Dr Leslie Tay, who runs food blog “ieatishootipost”, said: “How you define authentic really depends on the generation you are talking to and what they grew up eating.
“This authenticity has nothing to do with the product itself, but really depends on what you grew up with. Everybody’s definition of ‘authentic’ will be different.”
Agreeing, author Ryan Kueh said that ideals of authenticity tend to also be linked to notions of time and heritage, where third- and fourth-generation hawkers are often regarded as more “authentic” since they build on their families’ existing hawker legacies.
Therefore, what Singapore diners might consider to be an authentic rendition of a hawker dish may have also evolved with time, Mr Kueh added.
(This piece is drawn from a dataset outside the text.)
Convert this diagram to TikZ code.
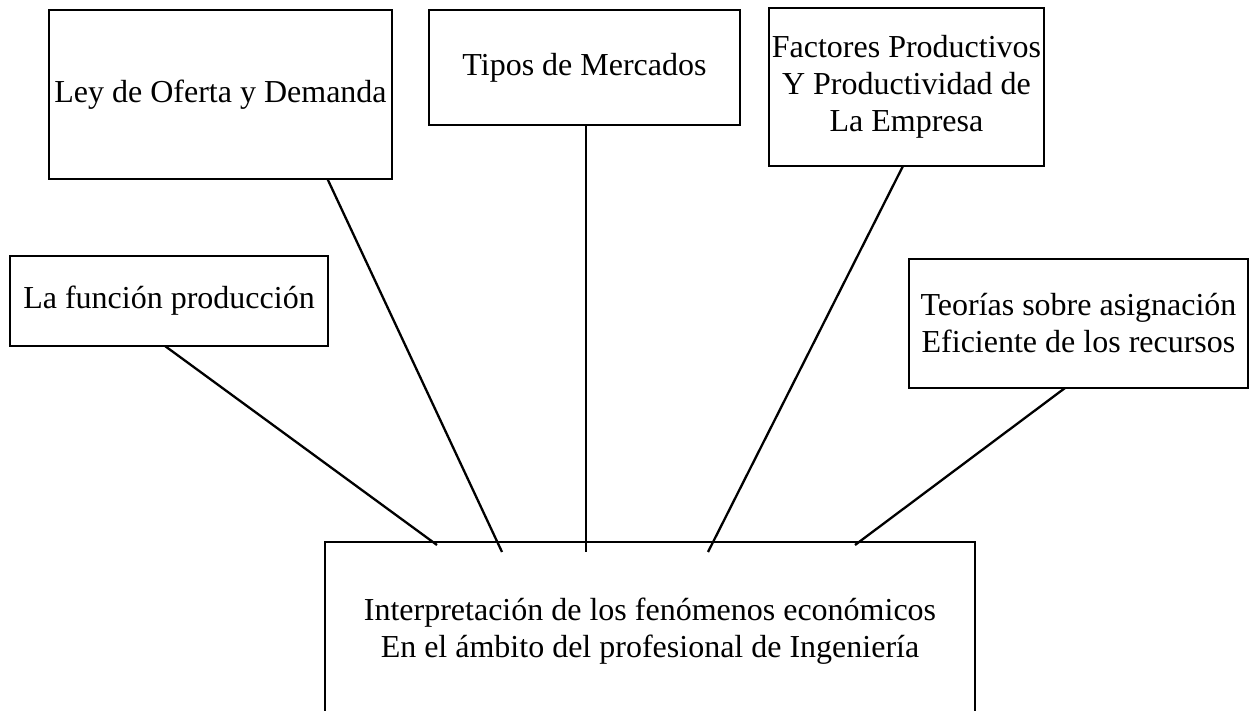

He has written a book documenting Singapore’s hawking culture, titled From Streets to Stalls: The History and Evolution of Hawking and Hawker Centres in Singapore.
Original dishes – brought into Singapore decades ago by immigrants to the island – have been adjusted or adapted over the years, so diners’ expectations of what constitutes an “authentic” version would thus change.
Citing the example of chicken rice, Dr Tay pointed out that the popular dish has evolved from the time it was first made by the Hainanese, who moved here from China.
“(The Hainanese) didn’t use to put the chicken into cold water after cooking to firm up the jelly. That was introduced by the Cantonese, but gradually over time, it has become something that all the hawkers do,” he said.
“So if today, you try to reintroduce the traditional Hainanese way of making chicken rice, it may not work or be well-accepted … because people are too used to (this common version) now.
“And if you don’t give diners the soy sauce for the chicken rice, they may not accept it today. But in the past, Hainanese chicken rice was never eaten with soy sauce,” Dr Tay added.
Mr Kueh, pointing to the popular Teochew braised duck dish, a variation of the original braised goose version, said that the evolution of these dishes could also be a reflection of diners’ changing preferences.
For one thing, younger generations of Singaporeans seem to favour food that is healthier, less oily and less salty. Switching from braised goose to braised duck is thus a natural transition, since the latter is often fresher – as it is more easily procured here – and its meat is also leaner.
Ultimately, the idea of “authenticity” in hawker food is one that is in flux and will continue to evolve, the experts said.
After all, food is cultural and a product of its time and the population, which will also alter and change over the years.
This evolution is not necessarily a bad thing, Ms Ow said, since it could be one way to keep Singapore’s hawker cuisine continually relevant and alive.